LaGravenese: I didn’t think anybody would make it; I thought it would be either a writing sample or a very, very small independent kind of thing. And that Terry was interested really was a surprise and it sounds—I hate to be effusive because he doesn’t like American effusiveness—but I’m so grateful I can’t even form the words. He’s creating a whole world here, and he’s adding an edge to it, a visual edge that is so important because the script to me could have been so sentimental and icch! that it makes your teeth hurt, you know? And so, that’s the part of it that I don’t like, and that’s the part of it that he just will solve, you know? I’m really, really happy about that, and I was so happy to get his influence and start working with him on rewrites and stuff because we put back a lot of the edge and the things that previous regimes had made me take out. So the first thing he did was make me put back everything that my first development process had made me take out, which was great. A lot of the odd stuff, the weird shit, you know. So I’m really happy, and grateful.

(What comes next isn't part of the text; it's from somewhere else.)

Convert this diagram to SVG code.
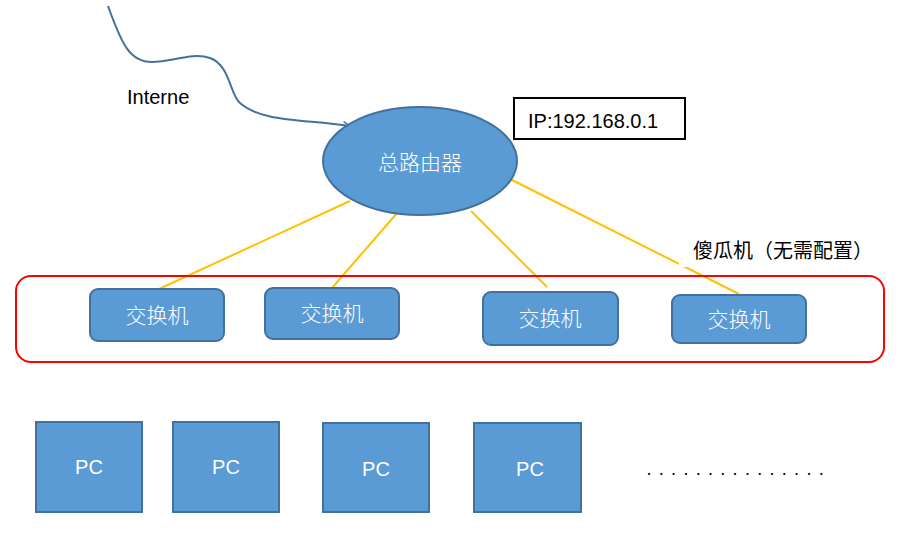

How did the story come about originally?
I wrote two other, three other drafts with the same two characters but completely different stories and completely different supporting characters. And all I knew was that I wanted to write a story about a narcissistic man who by the end of the film commits a completely selfless act. And I didn’t have the story, and I couldn’t figure it out. It took a while. And then I read the book ‘He,’ which is this Robert Johnson psychology book, where this Jungian psychologist takes the Fisher King myth and he parallels it to male psychology. It’s a wonderful, wonderful book. He did a series—‘He,’ ‘She,’ ‘We’ and ‘Ecstasy’; I haven’t read the others, I just read ‘He,’ but it’s a wonderful book—and that was very inspirational on finding the throughline for Jack a little bit more. Once I found out he was a DJ, then it sort of wrote itself. But finding the story was hard.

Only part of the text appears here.